THE REQUEST |
Retype, exactly as they stand, the lines from the start of the data to the line that contains "41,42,43,44,45,46,47,48,49,50,51,52,53,54,55,56,57,58,59];", both ends included. Leave the pictures out.

>>>>

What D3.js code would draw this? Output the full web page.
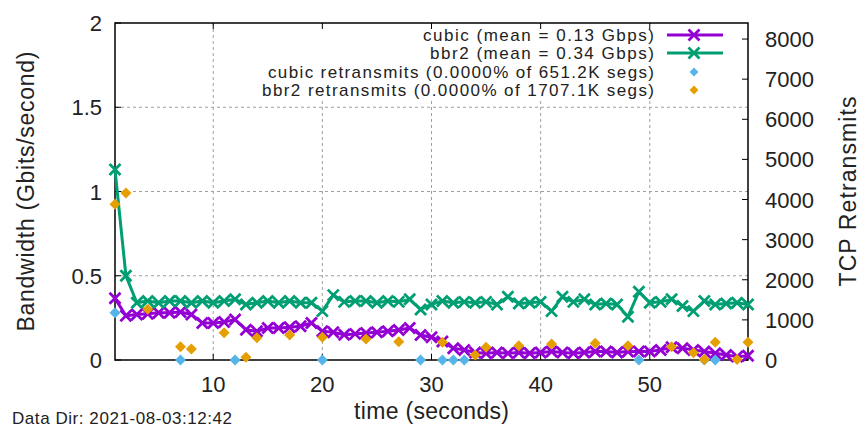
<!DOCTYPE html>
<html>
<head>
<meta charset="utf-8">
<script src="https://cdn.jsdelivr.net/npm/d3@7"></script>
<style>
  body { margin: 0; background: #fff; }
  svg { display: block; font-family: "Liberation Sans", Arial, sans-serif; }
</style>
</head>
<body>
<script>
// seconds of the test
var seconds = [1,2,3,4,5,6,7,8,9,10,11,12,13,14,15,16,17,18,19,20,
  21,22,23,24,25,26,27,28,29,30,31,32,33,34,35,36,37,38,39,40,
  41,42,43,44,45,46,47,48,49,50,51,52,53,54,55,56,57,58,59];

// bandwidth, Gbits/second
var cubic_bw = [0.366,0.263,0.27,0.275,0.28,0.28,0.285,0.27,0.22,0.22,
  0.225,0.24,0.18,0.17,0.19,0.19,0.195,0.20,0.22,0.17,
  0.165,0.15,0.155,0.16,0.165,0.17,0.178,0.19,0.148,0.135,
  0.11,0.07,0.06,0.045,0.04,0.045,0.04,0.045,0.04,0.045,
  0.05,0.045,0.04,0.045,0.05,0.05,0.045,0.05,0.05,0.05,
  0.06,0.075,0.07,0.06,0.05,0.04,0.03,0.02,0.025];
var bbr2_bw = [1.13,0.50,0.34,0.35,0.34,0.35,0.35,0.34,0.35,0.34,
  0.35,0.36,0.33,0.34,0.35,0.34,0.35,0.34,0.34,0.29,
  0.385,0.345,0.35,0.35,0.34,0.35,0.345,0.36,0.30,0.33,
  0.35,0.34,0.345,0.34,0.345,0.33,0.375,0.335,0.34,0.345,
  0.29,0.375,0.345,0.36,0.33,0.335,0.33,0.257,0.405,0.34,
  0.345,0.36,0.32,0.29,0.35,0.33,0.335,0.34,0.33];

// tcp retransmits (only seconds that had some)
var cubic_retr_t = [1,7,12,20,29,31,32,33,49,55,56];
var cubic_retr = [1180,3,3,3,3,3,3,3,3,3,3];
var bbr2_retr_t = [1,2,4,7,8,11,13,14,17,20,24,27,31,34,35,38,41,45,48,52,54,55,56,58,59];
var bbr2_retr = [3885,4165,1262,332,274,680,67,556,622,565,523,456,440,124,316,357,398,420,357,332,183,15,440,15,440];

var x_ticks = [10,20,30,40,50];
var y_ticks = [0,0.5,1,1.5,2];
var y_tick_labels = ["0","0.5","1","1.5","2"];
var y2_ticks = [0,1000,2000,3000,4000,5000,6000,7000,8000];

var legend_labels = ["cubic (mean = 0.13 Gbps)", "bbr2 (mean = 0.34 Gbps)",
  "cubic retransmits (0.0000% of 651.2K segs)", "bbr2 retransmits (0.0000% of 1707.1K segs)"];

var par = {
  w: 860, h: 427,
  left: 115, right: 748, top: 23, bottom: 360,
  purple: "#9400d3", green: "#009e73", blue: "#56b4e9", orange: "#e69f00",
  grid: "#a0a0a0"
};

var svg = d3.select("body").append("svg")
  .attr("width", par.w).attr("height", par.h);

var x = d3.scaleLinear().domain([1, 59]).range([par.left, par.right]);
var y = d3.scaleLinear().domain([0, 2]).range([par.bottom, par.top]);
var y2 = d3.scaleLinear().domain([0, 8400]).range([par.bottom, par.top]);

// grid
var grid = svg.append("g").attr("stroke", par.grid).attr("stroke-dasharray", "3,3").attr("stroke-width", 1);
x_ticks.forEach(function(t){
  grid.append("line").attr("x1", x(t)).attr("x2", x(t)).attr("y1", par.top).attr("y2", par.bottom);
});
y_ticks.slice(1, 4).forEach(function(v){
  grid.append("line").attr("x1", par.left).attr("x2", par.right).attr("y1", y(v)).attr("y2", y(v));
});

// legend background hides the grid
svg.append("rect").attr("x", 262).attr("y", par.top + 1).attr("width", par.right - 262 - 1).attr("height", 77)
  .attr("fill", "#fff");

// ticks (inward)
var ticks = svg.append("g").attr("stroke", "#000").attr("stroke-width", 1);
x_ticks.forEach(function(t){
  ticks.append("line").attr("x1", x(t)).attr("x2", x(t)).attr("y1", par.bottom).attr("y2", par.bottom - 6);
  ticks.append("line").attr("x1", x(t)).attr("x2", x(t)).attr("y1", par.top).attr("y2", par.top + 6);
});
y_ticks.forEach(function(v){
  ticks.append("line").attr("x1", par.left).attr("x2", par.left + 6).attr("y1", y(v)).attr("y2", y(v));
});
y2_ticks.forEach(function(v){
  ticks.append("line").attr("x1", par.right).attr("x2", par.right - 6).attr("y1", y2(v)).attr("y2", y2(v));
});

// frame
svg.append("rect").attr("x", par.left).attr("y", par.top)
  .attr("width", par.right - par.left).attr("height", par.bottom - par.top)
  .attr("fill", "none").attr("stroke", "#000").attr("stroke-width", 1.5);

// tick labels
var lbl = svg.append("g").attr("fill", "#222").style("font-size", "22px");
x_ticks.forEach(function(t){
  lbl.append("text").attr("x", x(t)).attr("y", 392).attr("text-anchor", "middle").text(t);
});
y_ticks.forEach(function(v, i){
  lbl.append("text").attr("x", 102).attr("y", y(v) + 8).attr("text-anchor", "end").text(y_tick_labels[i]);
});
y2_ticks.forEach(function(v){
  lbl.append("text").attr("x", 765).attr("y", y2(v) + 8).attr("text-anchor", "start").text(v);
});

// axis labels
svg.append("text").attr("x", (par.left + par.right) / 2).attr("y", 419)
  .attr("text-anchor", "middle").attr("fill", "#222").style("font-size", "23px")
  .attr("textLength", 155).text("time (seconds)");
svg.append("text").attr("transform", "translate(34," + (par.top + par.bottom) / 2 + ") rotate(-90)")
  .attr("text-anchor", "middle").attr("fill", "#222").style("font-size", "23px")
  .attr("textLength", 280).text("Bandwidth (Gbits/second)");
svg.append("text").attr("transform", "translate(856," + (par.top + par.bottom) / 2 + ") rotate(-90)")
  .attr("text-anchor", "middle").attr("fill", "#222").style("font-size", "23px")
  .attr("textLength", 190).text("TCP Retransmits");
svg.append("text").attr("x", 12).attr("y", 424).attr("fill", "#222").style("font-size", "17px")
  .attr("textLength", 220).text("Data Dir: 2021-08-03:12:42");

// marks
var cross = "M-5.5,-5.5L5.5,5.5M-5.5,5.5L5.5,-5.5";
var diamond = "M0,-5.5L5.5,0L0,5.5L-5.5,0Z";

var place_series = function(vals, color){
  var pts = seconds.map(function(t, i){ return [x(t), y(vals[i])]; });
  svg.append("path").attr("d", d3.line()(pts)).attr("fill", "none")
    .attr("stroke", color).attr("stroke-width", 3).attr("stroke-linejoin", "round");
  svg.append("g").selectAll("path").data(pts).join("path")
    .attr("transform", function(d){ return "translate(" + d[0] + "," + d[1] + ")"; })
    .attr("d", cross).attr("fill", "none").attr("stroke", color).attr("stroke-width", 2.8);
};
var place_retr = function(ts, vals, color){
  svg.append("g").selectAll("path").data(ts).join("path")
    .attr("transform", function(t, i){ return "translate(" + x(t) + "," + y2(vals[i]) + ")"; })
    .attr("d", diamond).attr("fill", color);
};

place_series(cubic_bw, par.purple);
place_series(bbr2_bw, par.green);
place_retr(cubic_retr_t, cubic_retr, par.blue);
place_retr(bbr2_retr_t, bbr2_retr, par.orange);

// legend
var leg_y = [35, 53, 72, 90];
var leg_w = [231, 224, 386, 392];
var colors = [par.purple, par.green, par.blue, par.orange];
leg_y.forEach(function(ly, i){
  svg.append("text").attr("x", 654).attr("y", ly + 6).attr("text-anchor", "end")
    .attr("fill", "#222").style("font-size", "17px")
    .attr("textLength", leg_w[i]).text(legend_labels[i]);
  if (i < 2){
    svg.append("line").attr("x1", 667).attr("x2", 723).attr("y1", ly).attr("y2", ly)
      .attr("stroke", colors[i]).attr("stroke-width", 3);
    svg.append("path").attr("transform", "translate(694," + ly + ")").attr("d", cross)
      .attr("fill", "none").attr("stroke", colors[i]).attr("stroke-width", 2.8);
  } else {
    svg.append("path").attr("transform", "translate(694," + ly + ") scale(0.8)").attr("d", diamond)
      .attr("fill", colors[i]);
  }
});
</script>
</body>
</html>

<<<<

SOLUTION |
What D3.js code would draw this? Output the full web page.
<!DOCTYPE html>
<html>
<head>
<meta charset="utf-8">
<script src="https://cdn.jsdelivr.net/npm/d3@7"></script>
<style>
  body { margin: 0; background: #fff; }
  svg { display: block; font-family: "Liberation Sans", Arial, sans-serif; }
</style>
</head>
<body>
<script>
// seconds of the test
var seconds = [1,2,3,4,5,6,7,8,9,10,11,12,13,14,15,16,17,18,19,20,
  21,22,23,24,25,26,27,28,29,30,31,32,33,34,35,36,37,38,39,40,
  41,42,43,44,45,46,47,48,49,50,51,52,53,54,55,56,57,58,59];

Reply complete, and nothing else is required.